Retype all of the data. Every line must match exactly.

- - - - - - -

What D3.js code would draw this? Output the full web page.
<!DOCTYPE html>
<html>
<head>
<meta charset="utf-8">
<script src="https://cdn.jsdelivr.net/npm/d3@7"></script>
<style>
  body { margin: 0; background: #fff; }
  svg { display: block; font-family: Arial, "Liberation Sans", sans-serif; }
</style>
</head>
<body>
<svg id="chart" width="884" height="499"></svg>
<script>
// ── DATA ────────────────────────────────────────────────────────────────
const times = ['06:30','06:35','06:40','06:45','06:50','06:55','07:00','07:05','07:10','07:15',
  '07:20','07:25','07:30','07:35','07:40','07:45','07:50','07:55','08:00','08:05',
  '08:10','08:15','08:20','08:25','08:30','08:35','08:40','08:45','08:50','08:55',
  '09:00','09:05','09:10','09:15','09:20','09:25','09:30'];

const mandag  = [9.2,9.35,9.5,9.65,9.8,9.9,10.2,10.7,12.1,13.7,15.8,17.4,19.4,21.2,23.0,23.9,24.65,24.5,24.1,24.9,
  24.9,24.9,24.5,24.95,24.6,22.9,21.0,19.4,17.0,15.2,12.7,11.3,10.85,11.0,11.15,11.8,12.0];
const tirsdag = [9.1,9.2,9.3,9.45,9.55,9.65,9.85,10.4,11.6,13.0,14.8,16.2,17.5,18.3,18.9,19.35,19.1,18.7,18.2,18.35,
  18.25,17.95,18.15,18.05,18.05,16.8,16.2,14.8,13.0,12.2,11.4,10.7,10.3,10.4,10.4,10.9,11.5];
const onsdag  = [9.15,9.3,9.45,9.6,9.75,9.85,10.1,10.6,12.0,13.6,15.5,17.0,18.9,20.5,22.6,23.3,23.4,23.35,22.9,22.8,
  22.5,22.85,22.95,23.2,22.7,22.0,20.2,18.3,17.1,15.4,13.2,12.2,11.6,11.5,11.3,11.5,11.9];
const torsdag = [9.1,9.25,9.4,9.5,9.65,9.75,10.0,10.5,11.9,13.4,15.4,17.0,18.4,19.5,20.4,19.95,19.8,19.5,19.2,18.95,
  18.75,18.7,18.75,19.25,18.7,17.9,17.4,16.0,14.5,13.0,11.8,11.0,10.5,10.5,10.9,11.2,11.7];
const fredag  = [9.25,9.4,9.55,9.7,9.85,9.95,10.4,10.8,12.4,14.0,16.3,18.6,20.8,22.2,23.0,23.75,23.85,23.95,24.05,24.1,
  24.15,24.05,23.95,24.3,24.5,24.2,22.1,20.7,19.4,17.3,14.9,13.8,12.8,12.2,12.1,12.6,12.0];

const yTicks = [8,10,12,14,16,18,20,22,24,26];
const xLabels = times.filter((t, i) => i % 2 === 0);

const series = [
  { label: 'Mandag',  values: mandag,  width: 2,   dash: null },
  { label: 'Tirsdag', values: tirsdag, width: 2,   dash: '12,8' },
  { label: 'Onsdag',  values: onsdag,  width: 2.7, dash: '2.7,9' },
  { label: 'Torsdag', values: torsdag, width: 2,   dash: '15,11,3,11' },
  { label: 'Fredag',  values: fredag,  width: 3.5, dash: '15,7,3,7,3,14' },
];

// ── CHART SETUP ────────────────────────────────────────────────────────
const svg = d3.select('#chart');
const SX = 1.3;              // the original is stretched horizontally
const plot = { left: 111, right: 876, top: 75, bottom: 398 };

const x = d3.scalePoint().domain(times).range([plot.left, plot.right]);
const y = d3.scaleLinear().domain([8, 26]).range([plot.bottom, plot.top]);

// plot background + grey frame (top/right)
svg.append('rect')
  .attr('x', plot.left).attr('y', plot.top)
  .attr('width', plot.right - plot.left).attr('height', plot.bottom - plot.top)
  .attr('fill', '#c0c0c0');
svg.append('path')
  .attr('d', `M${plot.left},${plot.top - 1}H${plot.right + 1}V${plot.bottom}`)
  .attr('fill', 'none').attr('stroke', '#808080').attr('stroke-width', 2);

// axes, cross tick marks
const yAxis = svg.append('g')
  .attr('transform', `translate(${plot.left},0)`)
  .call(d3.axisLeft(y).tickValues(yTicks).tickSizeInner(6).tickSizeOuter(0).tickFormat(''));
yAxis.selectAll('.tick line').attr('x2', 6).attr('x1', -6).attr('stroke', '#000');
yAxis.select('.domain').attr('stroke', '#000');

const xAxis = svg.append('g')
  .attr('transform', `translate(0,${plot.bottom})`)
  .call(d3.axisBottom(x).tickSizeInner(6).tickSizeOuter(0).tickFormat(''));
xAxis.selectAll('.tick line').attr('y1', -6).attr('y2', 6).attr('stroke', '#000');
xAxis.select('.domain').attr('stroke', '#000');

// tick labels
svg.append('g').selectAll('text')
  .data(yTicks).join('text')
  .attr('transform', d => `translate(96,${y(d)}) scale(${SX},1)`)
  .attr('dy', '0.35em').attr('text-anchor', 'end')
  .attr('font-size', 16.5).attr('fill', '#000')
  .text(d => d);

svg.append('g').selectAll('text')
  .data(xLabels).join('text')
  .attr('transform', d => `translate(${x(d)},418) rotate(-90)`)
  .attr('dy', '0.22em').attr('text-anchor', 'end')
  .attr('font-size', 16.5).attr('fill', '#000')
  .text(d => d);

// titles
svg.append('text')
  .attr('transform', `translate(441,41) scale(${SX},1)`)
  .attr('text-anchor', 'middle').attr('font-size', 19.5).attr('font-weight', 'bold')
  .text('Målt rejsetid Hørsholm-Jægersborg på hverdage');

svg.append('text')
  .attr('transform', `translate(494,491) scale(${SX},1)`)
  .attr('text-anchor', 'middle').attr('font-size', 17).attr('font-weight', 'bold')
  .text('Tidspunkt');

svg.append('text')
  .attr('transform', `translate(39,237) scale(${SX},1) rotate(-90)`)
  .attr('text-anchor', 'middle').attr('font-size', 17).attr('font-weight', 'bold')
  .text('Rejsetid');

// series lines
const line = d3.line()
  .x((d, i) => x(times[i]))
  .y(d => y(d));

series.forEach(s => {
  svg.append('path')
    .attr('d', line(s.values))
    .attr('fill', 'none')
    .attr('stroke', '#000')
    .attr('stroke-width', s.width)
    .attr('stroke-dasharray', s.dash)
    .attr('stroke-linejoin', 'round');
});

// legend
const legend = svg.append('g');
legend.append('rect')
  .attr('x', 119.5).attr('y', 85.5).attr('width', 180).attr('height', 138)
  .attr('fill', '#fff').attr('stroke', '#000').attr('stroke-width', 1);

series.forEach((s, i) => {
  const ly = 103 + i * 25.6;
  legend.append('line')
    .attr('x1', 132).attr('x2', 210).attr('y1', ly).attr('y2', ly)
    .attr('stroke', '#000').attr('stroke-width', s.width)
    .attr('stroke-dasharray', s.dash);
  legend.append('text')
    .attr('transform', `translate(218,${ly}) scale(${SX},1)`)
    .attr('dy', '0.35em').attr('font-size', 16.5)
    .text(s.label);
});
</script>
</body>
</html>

- - - - - - -

# FULL RESPONSE
What D3.js code would draw this? Output the full web page.
<!DOCTYPE html>
<html>
<head>
<meta charset="utf-8">
<script src="https://cdn.jsdelivr.net/npm/d3@7"></script>
<style>
  body { margin: 0; background: #fff; }
  svg { display: block; font-family: Arial, "Liberation Sans", sans-serif; }
</style>
</head>
<body>
<svg id="chart" width="884" height="499"></svg>
<script>
// ── DATA ────────────────────────────────────────────────────────────────
const times = ['06:30','06:35','06:40','06:45','06:50','06:55','07:00','07:05','07:10','07:15',
  '07:20','07:25','07:30','07:35','07:40','07:45','07:50','07:55','08:00','08:05',
  '08:10','08:15','08:20','08:25','08:30','08:35','08:40','08:45','08:50','08:55',
  '09:00','09:05','09:10','09:15','09:20','09:25','09:30'];

const mandag  = [9.2,9.35,9.5,9.65,9.8,9.9,10.2,10.7,12.1,13.7,15.8,17.4,19.4,21.2,23.0,23.9,24.65,24.5,24.1,24.9,
  24.9,24.9,24.5,24.95,24.6,22.9,21.0,19.4,17.0,15.2,12.7,11.3,10.85,11.0,11.15,11.8,12.0];
const tirsdag = [9.1,9.2,9.3,9.45,9.55,9.65,9.85,10.4,11.6,13.0,14.8,16.2,17.5,18.3,18.9,19.35,19.1,18.7,18.2,18.35,
  18.25,17.95,18.15,18.05,18.05,16.8,16.2,14.8,13.0,12.2,11.4,10.7,10.3,10.4,10.4,10.9,11.5];
const onsdag  = [9.15,9.3,9.45,9.6,9.75,9.85,10.1,10.6,12.0,13.6,15.5,17.0,18.9,20.5,22.6,23.3,23.4,23.35,22.9,22.8,
  22.5,22.85,22.95,23.2,22.7,22.0,20.2,18.3,17.1,15.4,13.2,12.2,11.6,11.5,11.3,11.5,11.9];
const torsdag = [9.1,9.25,9.4,9.5,9.65,9.75,10.0,10.5,11.9,13.4,15.4,17.0,18.4,19.5,20.4,19.95,19.8,19.5,19.2,18.95,
  18.75,18.7,18.75,19.25,18.7,17.9,17.4,16.0,14.5,13.0,11.8,11.0,10.5,10.5,10.9,11.2,11.7];
const fredag  = [9.25,9.4,9.55,9.7,9.85,9.95,10.4,10.8,12.4,14.0,16.3,18.6,20.8,22.2,23.0,23.75,23.85,23.95,24.05,24.1,
  24.15,24.05,23.95,24.3,24.5,24.2,22.1,20.7,19.4,17.3,14.9,13.8,12.8,12.2,12.1,12.6,12.0];

const yTicks = [8,10,12,14,16,18,20,22,24,26];
const xLabels = times.filter((t, i) => i % 2 === 0);

const series = [
  { label: 'Mandag',  values: mandag,  width: 2,   dash: null },
  { label: 'Tirsdag', values: tirsdag, width: 2,   dash: '12,8' },
  { label: 'Onsdag',  values: onsdag,  width: 2.7, dash: '2.7,9' },
  { label: 'Torsdag', values: torsdag, width: 2,   dash: '15,11,3,11' },
  { label: 'Fredag',  values: fredag,  width: 3.5, dash: '15,7,3,7,3,14' },
];

// ── CHART SETUP ────────────────────────────────────────────────────────
const svg = d3.select('#chart');
const SX = 1.3;              // the original is stretched horizontally
const plot = { left: 111, right: 876, top: 75, bottom: 398 };

const x = d3.scalePoint().domain(times).range([plot.left, plot.right]);
const y = d3.scaleLinear().domain([8, 26]).range([plot.bottom, plot.top]);

// plot background + grey frame (top/right)
svg.append('rect')
  .attr('x', plot.left).attr('y', plot.top)
  .attr('width', plot.right - plot.left).attr('height', plot.bottom - plot.top)
  .attr('fill', '#c0c0c0');
svg.append('path')
  .attr('d', `M${plot.left},${plot.top - 1}H${plot.right + 1}V${plot.bottom}`)
  .attr('fill', 'none').attr('stroke', '#808080').attr('stroke-width', 2);

// axes, cross tick marks
const yAxis = svg.append('g')
  .attr('transform', `translate(${plot.left},0)`)
  .call(d3.axisLeft(y).tickValues(yTicks).tickSizeInner(6).tickSizeOuter(0).tickFormat(''));
yAxis.selectAll('.tick line').attr('x2', 6).attr('x1', -6).attr('stroke', '#000');
yAxis.select('.domain').attr('stroke', '#000');

const xAxis = svg.append('g')
  .attr('transform', `translate(0,${plot.bottom})`)
  .call(d3.axisBottom(x).tickSizeInner(6).tickSizeOuter(0).tickFormat(''));
xAxis.selectAll('.tick line').attr('y1', -6).attr('y2', 6).attr('stroke', '#000');
xAxis.select('.domain').attr('stroke', '#000');

// tick labels
svg.append('g').selectAll('text')
  .data(yTicks).join('text')
  .attr('transform', d => `translate(96,${y(d)}) scale(${SX},1)`)
  .attr('dy', '0.35em').attr('text-anchor', 'end')
  .attr('font-size', 16.5).attr('fill', '#000')
  .text(d => d);

svg.append('g').selectAll('text')
  .data(xLabels).join('text')
  .attr('transform', d => `translate(${x(d)},418) rotate(-90)`)
  .attr('dy', '0.22em').attr('text-anchor', 'end')
  .attr('font-size', 16.5).attr('fill', '#000')
  .text(d => d);

// titles
svg.append('text')
  .attr('transform', `translate(441,41) scale(${SX},1)`)
  .attr('text-anchor', 'middle').attr('font-size', 19.5).attr('font-weight', 'bold')
  .text('Målt rejsetid Hørsholm-Jægersborg på hverdage');

svg.append('text')
  .attr('transform', `translate(494,491) scale(${SX},1)`)
  .attr('text-anchor', 'middle').attr('font-size', 17).attr('font-weight', 'bold')
  .text('Tidspunkt');

svg.append('text')
  .attr('transform', `translate(39,237) scale(${SX},1) rotate(-90)`)
  .attr('text-anchor', 'middle').attr('font-size', 17).attr('font-weight', 'bold')
  .text('Rejsetid');

// series lines
const line = d3.line()
  .x((d, i) => x(times[i]))
  .y(d => y(d));

series.forEach(s => {
  svg.append('path')
    .attr('d', line(s.values))
    .attr('fill', 'none')
    .attr('stroke', '#000')
    .attr('stroke-width', s.width)
    .attr('stroke-dasharray', s.dash)
    .attr('stroke-linejoin', 'round');
});

// legend
const legend = svg.append('g');
legend.append('rect')
  .attr('x', 119.5).attr('y', 85.5).attr('width', 180).attr('height', 138)
  .attr('fill', '#fff').attr('stroke', '#000').attr('stroke-width', 1);

series.forEach((s, i) => {
  const ly = 103 + i * 25.6;
  legend.append('line')
    .attr('x1', 132).attr('x2', 210).attr('y1', ly).attr('y2', ly)
    .attr('stroke', '#000').attr('stroke-width', s.width)
    .attr('stroke-dasharray', s.dash);
  legend.append('text')
    .attr('transform', `translate(218,${ly}) scale(${SX},1)`)
    .attr('dy', '0.35em').attr('font-size', 16.5)
    .text(s.label);
});
</script>
</body>
</html>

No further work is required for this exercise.